*WHAT THE TASK ASKS*.
Return only the lines running from the line with "Write a Python" down to the line with "quarters = quarters[:50]", both included, exactly as they appear.

*DATA FOR THE TASK*.
====================
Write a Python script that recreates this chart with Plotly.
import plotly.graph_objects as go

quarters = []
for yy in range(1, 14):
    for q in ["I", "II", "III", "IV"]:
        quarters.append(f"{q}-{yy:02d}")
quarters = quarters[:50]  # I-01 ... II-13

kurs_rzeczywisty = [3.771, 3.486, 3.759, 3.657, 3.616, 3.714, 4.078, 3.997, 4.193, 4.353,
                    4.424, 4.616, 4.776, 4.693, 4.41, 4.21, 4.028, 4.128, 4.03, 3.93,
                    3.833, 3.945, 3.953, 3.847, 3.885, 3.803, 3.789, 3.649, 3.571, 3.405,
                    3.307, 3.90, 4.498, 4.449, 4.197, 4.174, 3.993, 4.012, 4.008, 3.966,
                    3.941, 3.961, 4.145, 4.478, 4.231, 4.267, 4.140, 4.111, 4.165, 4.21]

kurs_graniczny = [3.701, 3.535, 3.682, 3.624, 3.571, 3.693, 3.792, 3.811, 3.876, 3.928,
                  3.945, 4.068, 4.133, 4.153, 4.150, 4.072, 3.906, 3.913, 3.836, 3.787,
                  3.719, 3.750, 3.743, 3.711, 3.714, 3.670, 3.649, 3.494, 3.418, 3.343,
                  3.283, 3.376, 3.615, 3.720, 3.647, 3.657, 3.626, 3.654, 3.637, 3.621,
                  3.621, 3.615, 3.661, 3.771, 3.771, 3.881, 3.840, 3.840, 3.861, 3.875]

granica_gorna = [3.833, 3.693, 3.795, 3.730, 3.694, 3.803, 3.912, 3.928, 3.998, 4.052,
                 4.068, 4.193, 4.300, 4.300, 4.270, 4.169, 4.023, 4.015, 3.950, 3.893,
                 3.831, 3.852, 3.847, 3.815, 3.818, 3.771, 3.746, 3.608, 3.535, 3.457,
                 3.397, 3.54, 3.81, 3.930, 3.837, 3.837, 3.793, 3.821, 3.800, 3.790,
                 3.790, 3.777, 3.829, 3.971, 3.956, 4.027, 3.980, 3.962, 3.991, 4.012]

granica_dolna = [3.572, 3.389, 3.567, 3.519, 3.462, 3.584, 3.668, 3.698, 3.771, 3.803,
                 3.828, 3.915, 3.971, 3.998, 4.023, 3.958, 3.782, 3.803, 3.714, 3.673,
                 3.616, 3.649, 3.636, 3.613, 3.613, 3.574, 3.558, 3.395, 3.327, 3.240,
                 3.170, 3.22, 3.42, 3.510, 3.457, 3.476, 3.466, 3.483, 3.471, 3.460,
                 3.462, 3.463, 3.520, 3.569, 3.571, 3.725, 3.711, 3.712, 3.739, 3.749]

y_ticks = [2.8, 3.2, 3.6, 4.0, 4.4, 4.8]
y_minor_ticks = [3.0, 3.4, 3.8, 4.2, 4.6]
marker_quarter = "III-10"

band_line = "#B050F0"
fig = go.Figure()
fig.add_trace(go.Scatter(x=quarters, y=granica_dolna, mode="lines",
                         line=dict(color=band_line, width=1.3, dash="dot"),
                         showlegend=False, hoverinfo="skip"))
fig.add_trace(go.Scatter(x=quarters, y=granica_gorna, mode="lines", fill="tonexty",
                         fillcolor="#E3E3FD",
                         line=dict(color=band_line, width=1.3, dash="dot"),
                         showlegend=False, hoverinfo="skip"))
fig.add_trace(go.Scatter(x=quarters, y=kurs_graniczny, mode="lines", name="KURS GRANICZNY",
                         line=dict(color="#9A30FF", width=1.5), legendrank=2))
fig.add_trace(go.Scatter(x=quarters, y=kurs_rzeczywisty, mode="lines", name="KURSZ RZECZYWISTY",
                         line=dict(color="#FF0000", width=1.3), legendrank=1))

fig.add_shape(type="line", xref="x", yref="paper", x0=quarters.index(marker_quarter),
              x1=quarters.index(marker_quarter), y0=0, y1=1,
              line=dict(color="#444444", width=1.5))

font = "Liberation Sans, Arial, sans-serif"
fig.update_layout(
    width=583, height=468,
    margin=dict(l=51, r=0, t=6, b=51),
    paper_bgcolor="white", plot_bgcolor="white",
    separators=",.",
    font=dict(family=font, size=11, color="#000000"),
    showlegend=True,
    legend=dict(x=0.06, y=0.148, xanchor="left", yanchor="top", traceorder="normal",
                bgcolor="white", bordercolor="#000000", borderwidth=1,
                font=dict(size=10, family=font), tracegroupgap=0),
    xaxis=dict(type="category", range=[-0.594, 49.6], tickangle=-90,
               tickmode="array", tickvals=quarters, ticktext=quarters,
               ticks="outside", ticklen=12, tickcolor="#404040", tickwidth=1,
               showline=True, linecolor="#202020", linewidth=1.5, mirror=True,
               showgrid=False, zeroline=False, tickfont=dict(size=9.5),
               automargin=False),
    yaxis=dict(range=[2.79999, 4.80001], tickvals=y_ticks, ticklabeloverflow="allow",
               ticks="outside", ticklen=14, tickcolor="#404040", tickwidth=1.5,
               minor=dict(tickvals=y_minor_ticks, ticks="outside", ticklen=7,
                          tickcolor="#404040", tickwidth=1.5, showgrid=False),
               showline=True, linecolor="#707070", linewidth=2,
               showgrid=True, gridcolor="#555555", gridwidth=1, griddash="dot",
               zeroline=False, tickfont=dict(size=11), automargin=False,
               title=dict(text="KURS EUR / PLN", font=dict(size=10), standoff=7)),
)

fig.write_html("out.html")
====================
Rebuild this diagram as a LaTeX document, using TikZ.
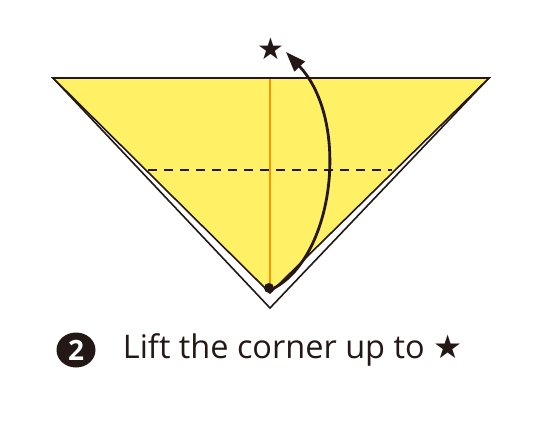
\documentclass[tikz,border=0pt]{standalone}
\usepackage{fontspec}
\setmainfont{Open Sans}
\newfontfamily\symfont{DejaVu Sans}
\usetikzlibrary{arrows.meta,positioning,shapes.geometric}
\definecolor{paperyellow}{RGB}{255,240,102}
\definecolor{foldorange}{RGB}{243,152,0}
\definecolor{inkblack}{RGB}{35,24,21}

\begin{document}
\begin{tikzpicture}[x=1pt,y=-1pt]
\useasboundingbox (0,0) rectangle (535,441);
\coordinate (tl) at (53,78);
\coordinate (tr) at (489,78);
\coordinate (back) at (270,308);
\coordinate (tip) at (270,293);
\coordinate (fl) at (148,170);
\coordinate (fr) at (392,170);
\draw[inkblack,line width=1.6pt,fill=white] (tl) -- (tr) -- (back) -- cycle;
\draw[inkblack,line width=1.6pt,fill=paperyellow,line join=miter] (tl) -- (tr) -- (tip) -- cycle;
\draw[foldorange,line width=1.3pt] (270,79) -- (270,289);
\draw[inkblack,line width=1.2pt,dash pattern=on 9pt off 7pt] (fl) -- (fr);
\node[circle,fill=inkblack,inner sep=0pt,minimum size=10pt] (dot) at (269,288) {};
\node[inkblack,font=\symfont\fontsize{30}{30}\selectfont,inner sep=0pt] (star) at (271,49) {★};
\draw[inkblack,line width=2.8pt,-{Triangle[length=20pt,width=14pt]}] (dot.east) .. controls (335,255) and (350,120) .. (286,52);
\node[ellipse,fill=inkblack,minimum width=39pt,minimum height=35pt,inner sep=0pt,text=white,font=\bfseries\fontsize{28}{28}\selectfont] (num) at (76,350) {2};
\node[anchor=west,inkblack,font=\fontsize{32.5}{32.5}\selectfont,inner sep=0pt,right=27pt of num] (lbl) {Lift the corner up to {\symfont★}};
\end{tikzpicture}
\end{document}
====================
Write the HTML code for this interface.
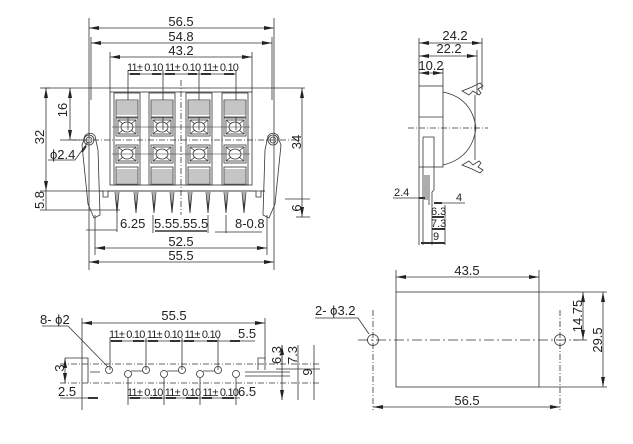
====================
*SOLUTION TO THIS EXERCISE*.
Write a Python script that recreates this chart with Plotly.
import plotly.graph_objects as go

quarters = []
for yy in range(1, 14):
    for q in ["I", "II", "III", "IV"]:
        quarters.append(f"{q}-{yy:02d}")
quarters = quarters[:50]  # I-01 ... II-13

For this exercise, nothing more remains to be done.